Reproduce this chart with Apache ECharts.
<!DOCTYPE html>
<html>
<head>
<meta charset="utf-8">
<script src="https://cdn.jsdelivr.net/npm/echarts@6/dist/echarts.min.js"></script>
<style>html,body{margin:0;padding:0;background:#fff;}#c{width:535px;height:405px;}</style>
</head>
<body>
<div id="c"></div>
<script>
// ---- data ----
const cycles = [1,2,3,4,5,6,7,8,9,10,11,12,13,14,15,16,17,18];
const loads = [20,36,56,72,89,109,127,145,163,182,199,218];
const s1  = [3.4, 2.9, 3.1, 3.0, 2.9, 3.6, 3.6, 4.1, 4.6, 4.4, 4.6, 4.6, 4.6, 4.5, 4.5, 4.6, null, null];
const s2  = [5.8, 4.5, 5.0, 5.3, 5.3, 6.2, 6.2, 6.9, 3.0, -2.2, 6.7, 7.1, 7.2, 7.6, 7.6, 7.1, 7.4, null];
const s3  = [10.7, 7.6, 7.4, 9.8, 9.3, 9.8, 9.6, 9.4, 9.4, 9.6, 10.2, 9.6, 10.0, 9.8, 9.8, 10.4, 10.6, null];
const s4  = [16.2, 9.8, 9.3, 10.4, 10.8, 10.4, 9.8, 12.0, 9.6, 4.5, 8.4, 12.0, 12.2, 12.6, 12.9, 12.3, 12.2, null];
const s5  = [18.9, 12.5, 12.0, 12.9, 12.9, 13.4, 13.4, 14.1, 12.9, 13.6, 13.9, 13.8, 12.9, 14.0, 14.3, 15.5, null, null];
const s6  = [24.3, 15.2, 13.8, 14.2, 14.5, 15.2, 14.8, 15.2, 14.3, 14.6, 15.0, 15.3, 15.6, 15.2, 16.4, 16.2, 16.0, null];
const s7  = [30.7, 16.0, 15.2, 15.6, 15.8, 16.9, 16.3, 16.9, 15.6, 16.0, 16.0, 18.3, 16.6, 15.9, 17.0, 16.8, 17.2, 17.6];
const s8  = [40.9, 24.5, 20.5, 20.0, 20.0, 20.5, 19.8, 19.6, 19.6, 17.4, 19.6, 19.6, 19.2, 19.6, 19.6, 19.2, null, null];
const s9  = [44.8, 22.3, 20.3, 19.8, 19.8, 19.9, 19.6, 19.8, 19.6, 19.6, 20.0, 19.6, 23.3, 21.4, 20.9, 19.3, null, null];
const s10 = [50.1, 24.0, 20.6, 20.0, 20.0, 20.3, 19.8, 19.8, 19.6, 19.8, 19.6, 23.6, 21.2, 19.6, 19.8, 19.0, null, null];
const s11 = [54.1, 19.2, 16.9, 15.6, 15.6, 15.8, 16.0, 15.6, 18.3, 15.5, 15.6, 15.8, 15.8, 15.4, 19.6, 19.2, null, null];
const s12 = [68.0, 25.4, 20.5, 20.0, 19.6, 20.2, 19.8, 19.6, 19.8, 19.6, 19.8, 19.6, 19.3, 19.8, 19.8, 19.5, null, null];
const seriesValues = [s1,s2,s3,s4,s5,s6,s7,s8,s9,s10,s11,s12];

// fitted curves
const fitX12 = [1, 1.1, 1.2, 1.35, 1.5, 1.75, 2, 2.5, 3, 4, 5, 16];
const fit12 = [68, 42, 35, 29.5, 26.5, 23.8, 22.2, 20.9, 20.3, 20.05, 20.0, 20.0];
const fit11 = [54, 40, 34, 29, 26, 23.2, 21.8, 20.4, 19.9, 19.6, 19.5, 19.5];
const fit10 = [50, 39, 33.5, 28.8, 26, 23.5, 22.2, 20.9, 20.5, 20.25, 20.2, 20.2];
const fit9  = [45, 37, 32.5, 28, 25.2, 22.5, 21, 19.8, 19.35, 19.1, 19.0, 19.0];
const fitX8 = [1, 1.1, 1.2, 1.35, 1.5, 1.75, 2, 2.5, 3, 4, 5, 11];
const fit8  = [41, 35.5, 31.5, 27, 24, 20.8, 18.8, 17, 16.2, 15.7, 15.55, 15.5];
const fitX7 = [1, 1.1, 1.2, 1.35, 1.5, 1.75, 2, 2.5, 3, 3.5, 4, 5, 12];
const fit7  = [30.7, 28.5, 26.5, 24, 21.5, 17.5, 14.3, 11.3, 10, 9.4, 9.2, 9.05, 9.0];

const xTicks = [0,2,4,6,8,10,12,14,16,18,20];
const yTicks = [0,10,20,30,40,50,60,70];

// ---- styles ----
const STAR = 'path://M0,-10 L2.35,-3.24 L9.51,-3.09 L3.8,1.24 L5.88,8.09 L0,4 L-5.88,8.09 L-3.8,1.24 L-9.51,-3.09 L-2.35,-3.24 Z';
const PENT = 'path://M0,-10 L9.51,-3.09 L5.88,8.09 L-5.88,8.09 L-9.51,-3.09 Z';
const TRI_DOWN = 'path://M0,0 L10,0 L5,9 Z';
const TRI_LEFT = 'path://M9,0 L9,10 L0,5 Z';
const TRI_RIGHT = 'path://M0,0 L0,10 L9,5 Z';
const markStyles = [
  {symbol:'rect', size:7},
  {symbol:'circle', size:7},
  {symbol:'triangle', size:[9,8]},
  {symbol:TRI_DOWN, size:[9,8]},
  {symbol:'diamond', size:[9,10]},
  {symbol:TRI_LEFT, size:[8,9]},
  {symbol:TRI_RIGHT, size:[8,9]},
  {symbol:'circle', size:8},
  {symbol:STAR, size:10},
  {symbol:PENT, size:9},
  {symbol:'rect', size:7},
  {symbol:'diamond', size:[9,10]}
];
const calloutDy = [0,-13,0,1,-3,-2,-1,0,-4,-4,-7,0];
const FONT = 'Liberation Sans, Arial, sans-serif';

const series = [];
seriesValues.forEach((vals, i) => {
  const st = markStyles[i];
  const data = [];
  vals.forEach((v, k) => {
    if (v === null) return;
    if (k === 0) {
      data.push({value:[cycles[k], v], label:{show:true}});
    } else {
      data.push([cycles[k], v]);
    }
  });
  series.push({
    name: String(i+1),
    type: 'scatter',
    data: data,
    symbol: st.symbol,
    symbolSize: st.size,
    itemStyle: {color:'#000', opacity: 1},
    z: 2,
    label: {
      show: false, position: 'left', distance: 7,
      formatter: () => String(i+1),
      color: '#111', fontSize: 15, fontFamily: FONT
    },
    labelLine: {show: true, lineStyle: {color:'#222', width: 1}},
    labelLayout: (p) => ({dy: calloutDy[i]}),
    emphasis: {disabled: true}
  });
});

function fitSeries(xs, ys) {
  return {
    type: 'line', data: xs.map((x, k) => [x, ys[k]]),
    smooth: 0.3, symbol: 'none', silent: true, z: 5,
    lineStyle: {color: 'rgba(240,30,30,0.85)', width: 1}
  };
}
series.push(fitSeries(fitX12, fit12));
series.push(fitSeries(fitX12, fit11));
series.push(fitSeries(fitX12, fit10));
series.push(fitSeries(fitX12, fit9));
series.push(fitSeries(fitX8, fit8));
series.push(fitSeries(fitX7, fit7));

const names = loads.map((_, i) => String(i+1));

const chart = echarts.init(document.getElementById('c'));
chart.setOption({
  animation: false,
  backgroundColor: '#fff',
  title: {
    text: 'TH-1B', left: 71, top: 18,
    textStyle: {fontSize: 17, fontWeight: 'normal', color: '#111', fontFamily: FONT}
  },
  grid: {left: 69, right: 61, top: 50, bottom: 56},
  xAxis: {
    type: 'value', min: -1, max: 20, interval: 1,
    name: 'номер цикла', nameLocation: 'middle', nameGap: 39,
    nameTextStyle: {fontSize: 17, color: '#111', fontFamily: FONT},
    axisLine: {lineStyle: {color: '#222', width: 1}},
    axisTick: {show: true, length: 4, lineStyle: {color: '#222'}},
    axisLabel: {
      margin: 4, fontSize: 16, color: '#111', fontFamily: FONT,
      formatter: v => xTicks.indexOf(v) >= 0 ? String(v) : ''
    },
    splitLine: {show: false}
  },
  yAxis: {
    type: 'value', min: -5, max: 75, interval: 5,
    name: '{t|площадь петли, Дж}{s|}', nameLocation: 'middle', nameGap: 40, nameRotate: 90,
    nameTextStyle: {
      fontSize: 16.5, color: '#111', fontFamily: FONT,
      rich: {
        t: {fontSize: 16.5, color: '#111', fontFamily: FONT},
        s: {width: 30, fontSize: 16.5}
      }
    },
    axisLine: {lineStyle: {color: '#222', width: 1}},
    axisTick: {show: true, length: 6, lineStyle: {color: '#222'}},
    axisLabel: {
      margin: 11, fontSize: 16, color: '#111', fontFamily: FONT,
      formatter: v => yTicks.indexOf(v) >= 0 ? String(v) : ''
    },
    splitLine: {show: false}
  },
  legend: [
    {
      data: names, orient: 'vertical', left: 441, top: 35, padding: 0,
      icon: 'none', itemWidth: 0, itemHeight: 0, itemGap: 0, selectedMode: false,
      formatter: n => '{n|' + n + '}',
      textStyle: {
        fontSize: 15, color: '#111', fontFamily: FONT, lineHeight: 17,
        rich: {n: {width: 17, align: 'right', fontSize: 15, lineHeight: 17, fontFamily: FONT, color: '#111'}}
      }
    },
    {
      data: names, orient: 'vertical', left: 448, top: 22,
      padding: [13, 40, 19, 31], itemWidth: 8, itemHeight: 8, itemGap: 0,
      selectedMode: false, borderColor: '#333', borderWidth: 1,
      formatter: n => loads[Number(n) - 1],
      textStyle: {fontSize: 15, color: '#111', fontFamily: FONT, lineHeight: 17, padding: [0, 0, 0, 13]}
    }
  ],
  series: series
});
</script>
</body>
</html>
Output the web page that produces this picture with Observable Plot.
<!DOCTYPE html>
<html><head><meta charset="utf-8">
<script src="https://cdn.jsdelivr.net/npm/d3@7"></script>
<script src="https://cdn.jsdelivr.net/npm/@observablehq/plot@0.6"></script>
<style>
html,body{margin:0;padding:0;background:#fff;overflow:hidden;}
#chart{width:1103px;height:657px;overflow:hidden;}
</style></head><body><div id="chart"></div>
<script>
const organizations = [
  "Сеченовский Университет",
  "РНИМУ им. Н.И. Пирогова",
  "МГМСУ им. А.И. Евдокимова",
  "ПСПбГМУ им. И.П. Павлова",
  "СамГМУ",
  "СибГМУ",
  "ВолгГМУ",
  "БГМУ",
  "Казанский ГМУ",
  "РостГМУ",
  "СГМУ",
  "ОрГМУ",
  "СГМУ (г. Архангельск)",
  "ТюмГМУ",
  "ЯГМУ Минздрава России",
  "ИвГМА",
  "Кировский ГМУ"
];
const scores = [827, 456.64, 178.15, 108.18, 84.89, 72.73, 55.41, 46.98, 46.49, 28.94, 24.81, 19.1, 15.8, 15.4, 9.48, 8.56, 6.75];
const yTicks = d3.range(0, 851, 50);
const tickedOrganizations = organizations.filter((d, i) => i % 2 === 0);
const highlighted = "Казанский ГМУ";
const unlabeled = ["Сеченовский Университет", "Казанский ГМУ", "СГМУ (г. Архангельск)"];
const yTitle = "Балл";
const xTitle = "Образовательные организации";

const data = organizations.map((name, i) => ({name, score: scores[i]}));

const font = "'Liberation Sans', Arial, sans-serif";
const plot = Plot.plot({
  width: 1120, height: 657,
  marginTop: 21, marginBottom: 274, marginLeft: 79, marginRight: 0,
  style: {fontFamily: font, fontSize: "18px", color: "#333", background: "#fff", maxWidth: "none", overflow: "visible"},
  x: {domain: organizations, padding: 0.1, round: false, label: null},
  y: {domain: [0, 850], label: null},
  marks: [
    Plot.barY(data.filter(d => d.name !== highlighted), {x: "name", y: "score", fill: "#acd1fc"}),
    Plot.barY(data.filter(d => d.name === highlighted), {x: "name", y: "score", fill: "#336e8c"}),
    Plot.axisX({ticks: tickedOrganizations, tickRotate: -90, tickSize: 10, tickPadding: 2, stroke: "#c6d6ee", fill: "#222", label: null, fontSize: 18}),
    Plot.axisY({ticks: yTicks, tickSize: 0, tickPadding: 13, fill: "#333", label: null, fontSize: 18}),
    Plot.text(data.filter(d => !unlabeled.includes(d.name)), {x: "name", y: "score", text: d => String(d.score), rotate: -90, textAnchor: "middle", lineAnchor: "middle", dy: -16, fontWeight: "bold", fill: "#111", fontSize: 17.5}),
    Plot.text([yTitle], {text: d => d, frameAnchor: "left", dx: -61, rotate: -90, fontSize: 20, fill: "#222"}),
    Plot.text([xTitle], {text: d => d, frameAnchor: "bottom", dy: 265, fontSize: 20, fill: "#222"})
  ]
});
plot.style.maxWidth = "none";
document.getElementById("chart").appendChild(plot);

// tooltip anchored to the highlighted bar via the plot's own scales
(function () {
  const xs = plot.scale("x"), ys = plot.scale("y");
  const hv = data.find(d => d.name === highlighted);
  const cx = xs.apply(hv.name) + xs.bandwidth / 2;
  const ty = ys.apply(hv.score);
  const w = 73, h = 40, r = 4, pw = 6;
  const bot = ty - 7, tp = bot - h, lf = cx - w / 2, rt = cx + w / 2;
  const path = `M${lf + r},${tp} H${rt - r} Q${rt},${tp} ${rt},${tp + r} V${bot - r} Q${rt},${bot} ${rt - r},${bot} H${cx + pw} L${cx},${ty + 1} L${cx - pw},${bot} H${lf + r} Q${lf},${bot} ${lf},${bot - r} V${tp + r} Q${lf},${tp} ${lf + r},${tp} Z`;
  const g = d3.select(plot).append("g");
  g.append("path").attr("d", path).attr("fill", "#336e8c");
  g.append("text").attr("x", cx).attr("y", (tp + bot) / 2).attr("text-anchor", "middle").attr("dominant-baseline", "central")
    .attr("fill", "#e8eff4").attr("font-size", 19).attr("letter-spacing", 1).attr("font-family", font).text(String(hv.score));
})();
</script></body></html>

* **TASK REQUIREMENTS**
Please copy exactly the lines from the first line of the records above through the line containing "const seriesValues = [s1,s2,s3,s4,s5,s6,s7,s8,s9,s10,s11,s12];", including both, and nothing more.

* **TASK SOLUTION**
Reproduce this chart with Apache ECharts.
<!DOCTYPE html>
<html>
<head>
<meta charset="utf-8">
<script src="https://cdn.jsdelivr.net/npm/echarts@6/dist/echarts.min.js"></script>
<style>html,body{margin:0;padding:0;background:#fff;}#c{width:535px;height:405px;}</style>
</head>
<body>
<div id="c"></div>
<script>
// ---- data ----
const cycles = [1,2,3,4,5,6,7,8,9,10,11,12,13,14,15,16,17,18];
const loads = [20,36,56,72,89,109,127,145,163,182,199,218];
const s1  = [3.4, 2.9, 3.1, 3.0, 2.9, 3.6, 3.6, 4.1, 4.6, 4.4, 4.6, 4.6, 4.6, 4.5, 4.5, 4.6, null, null];
const s2  = [5.8, 4.5, 5.0, 5.3, 5.3, 6.2, 6.2, 6.9, 3.0, -2.2, 6.7, 7.1, 7.2, 7.6, 7.6, 7.1, 7.4, null];
const s3  = [10.7, 7.6, 7.4, 9.8, 9.3, 9.8, 9.6, 9.4, 9.4, 9.6, 10.2, 9.6, 10.0, 9.8, 9.8, 10.4, 10.6, null];
const s4  = [16.2, 9.8, 9.3, 10.4, 10.8, 10.4, 9.8, 12.0, 9.6, 4.5, 8.4, 12.0, 12.2, 12.6, 12.9, 12.3, 12.2, null];
const s5  = [18.9, 12.5, 12.0, 12.9, 12.9, 13.4, 13.4, 14.1, 12.9, 13.6, 13.9, 13.8, 12.9, 14.0, 14.3, 15.5, null, null];
const s6  = [24.3, 15.2, 13.8, 14.2, 14.5, 15.2, 14.8, 15.2, 14.3, 14.6, 15.0, 15.3, 15.6, 15.2, 16.4, 16.2, 16.0, null];
const s7  = [30.7, 16.0, 15.2, 15.6, 15.8, 16.9, 16.3, 16.9, 15.6, 16.0, 16.0, 18.3, 16.6, 15.9, 17.0, 16.8, 17.2, 17.6];
const s8  = [40.9, 24.5, 20.5, 20.0, 20.0, 20.5, 19.8, 19.6, 19.6, 17.4, 19.6, 19.6, 19.2, 19.6, 19.6, 19.2, null, null];
const s9  = [44.8, 22.3, 20.3, 19.8, 19.8, 19.9, 19.6, 19.8, 19.6, 19.6, 20.0, 19.6, 23.3, 21.4, 20.9, 19.3, null, null];
const s10 = [50.1, 24.0, 20.6, 20.0, 20.0, 20.3, 19.8, 19.8, 19.6, 19.8, 19.6, 23.6, 21.2, 19.6, 19.8, 19.0, null, null];
const s11 = [54.1, 19.2, 16.9, 15.6, 15.6, 15.8, 16.0, 15.6, 18.3, 15.5, 15.6, 15.8, 15.8, 15.4, 19.6, 19.2, null, null];
const s12 = [68.0, 25.4, 20.5, 20.0, 19.6, 20.2, 19.8, 19.6, 19.8, 19.6, 19.8, 19.6, 19.3, 19.8, 19.8, 19.5, null, null];
const seriesValues = [s1,s2,s3,s4,s5,s6,s7,s8,s9,s10,s11,s12];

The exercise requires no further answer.